> [Task statement]:
Copy, character for character, the lines running from the one with "Output the web" to the one with "80, 90, 100];", ends included. Leave out every other line.

> [Stored rows]:
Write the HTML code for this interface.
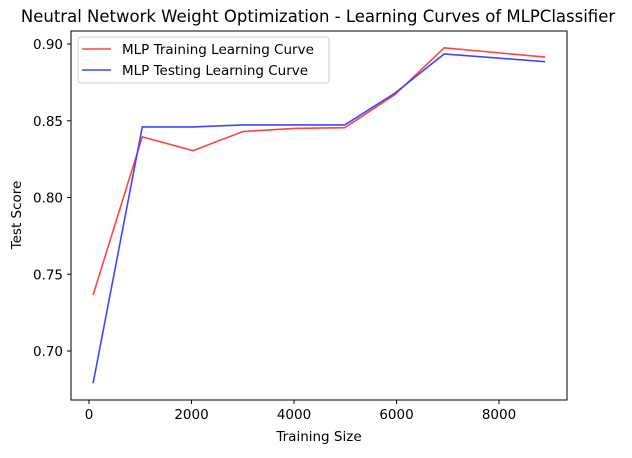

--

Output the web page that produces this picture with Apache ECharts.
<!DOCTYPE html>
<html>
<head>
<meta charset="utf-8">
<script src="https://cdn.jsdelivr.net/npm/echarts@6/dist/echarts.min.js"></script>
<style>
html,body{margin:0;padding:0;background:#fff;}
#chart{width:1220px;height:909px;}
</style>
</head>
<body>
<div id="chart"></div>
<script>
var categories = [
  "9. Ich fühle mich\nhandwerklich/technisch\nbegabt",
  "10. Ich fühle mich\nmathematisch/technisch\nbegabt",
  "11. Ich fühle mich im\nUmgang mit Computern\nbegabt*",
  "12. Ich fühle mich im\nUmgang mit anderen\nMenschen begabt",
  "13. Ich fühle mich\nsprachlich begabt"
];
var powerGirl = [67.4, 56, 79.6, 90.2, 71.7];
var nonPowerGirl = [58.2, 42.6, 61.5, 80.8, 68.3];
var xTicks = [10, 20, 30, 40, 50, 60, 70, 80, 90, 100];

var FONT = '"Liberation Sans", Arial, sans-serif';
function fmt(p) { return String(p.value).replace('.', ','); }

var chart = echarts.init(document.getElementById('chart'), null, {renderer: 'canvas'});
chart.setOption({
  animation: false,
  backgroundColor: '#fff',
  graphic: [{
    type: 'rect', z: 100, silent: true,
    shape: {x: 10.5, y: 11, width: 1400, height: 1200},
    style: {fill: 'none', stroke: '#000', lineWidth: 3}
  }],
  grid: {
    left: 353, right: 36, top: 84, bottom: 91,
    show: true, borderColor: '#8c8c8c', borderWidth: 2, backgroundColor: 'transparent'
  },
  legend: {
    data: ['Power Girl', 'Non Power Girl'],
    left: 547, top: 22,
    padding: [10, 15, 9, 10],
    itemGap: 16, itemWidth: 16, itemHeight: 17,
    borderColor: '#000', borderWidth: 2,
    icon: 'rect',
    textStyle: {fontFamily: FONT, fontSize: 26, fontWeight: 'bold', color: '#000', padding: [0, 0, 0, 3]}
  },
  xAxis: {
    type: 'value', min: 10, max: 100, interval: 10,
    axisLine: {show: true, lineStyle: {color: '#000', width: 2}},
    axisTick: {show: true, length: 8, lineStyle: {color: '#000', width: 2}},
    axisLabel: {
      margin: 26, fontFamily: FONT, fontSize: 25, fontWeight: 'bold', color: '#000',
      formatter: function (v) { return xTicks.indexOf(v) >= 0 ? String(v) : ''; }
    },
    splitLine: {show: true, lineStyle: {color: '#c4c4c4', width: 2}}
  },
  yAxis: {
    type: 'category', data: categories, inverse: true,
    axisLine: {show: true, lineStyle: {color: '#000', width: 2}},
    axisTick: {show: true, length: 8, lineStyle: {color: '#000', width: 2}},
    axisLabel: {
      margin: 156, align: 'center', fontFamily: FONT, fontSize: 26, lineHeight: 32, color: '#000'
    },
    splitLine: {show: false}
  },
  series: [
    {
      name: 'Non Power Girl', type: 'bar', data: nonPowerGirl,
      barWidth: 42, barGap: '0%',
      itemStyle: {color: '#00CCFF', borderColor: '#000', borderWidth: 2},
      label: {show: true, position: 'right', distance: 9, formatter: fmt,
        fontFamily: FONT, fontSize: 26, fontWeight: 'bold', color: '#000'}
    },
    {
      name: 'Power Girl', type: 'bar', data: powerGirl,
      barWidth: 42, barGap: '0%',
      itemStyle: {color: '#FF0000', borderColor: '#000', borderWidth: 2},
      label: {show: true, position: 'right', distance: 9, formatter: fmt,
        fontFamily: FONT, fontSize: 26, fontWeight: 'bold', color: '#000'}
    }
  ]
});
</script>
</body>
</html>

--

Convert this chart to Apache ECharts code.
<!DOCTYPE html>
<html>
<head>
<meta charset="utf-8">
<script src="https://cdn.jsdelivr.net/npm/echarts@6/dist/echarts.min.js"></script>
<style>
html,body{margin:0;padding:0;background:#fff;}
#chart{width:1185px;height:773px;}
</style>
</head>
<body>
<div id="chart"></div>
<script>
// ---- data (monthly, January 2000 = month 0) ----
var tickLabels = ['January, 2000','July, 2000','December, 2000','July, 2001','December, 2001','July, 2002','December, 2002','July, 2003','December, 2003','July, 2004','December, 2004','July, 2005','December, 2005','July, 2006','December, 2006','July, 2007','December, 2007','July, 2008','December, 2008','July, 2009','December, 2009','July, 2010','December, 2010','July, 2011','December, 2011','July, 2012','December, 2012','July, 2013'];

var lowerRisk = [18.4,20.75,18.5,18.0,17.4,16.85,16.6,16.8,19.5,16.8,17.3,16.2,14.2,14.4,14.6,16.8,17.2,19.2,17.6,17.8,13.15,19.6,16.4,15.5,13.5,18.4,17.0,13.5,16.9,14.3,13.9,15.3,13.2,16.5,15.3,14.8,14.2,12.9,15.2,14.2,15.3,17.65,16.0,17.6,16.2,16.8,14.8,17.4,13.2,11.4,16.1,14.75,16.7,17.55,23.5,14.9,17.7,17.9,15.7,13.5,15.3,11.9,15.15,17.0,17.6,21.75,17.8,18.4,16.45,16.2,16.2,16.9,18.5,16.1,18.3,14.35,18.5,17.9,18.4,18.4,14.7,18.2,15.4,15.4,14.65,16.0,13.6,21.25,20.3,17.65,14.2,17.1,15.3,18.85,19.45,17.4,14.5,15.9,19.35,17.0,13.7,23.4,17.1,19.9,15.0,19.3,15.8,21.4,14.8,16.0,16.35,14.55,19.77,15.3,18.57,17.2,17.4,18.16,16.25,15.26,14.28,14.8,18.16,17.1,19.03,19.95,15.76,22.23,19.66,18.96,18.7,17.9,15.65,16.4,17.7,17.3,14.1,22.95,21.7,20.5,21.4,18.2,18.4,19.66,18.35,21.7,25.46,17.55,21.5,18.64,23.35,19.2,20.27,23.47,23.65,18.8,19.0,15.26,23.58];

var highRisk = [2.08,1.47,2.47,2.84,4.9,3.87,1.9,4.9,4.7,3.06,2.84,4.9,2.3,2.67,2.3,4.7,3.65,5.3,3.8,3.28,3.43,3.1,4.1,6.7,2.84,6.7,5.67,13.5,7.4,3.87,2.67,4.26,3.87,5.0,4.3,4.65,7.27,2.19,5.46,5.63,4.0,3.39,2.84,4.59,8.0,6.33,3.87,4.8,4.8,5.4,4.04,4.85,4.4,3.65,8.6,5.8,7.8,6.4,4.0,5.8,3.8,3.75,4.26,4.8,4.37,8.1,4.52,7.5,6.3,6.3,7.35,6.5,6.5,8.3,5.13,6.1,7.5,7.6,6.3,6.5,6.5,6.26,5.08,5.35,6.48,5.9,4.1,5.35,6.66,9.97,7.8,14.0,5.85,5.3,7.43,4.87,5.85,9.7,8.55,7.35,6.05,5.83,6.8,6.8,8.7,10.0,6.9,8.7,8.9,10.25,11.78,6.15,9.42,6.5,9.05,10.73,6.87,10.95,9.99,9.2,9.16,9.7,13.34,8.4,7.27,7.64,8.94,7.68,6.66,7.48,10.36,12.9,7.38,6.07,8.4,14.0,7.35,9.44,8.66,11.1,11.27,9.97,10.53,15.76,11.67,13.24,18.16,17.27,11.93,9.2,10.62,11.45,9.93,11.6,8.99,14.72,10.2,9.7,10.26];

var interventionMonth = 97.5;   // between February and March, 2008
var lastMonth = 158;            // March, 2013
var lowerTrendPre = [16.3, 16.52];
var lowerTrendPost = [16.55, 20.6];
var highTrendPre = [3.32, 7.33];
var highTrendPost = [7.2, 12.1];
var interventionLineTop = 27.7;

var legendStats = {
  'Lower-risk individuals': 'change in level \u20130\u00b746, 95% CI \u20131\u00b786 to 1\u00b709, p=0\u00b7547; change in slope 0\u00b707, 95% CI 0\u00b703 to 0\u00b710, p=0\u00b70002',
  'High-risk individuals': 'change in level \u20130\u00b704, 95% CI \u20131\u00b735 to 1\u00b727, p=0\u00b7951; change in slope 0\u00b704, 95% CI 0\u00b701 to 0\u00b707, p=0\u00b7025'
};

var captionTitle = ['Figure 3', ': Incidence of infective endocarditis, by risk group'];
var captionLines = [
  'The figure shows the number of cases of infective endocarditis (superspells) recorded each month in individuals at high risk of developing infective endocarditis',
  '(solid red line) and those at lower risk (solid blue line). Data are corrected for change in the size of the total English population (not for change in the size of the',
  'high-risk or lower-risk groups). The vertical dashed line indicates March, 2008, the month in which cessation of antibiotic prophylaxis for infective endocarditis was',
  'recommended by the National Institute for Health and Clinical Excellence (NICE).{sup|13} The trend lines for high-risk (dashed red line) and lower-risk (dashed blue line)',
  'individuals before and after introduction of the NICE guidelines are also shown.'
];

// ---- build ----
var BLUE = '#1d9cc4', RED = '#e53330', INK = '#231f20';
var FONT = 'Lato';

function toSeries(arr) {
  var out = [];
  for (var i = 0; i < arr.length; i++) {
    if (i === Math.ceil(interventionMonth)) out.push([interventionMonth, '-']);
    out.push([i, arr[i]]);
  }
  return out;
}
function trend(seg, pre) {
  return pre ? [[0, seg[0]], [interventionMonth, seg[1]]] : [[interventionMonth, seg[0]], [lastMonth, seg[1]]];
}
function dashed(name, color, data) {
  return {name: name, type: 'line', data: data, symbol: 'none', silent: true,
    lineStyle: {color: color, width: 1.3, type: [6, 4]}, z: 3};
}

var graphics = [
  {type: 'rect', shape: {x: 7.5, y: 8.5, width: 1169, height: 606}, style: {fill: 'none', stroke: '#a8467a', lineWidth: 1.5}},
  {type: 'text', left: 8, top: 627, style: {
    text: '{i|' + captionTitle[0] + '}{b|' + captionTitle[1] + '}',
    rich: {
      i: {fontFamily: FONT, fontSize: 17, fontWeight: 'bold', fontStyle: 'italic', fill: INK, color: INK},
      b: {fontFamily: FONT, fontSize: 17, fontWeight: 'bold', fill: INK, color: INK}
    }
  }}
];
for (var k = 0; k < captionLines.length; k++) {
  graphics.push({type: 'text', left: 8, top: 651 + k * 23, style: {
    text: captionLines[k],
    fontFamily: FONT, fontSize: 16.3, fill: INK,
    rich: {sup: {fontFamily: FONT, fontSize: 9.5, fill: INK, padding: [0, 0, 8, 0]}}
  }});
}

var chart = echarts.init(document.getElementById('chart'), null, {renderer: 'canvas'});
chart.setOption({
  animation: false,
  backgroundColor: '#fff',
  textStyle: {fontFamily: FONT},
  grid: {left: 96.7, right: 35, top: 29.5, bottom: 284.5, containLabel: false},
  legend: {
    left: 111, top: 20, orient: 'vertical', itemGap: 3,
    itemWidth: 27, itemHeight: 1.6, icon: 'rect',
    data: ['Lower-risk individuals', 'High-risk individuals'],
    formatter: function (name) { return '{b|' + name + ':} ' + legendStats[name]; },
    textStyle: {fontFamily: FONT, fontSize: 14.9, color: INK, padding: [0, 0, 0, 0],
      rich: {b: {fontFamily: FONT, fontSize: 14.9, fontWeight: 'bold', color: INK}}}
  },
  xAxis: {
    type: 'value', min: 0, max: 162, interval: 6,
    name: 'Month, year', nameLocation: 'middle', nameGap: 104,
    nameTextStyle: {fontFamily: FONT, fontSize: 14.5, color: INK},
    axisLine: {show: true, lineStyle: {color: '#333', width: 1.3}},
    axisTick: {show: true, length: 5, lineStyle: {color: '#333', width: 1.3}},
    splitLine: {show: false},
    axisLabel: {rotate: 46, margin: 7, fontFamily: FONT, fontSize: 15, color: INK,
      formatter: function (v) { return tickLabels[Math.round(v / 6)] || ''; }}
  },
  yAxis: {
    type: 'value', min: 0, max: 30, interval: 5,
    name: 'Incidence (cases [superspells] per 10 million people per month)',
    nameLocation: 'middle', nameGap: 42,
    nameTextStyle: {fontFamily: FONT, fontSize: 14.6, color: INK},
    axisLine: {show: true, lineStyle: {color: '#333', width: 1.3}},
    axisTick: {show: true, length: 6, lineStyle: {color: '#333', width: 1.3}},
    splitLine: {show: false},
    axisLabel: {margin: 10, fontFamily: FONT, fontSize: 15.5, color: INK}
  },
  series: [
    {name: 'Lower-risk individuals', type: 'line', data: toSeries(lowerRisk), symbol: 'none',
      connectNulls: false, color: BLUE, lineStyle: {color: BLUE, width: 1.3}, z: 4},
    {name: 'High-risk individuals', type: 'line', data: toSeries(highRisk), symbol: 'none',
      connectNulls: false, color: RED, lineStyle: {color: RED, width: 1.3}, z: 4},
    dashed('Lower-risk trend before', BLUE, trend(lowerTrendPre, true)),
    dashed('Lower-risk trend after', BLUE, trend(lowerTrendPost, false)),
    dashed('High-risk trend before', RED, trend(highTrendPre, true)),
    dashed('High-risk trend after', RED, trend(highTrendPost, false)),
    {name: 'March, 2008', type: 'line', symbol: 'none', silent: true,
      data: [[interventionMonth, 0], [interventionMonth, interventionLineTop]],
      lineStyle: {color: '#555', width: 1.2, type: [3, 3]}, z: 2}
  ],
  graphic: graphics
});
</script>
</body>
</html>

> [Right answer]:
Output the web page that produces this picture with Apache ECharts.
<!DOCTYPE html>
<html>
<head>
<meta charset="utf-8">
<script src="https://cdn.jsdelivr.net/npm/echarts@6/dist/echarts.min.js"></script>
<style>
html,body{margin:0;padding:0;background:#fff;}
#chart{width:1220px;height:909px;}
</style>
</head>
<body>
<div id="chart"></div>
<script>
var categories = [
  "9. Ich fühle mich\nhandwerklich/technisch\nbegabt",
  "10. Ich fühle mich\nmathematisch/technisch\nbegabt",
  "11. Ich fühle mich im\nUmgang mit Computern\nbegabt*",
  "12. Ich fühle mich im\nUmgang mit anderen\nMenschen begabt",
  "13. Ich fühle mich\nsprachlich begabt"
];
var powerGirl = [67.4, 56, 79.6, 90.2, 71.7];
var nonPowerGirl = [58.2, 42.6, 61.5, 80.8, 68.3];
var xTicks = [10, 20, 30, 40, 50, 60, 70, 80, 90, 100];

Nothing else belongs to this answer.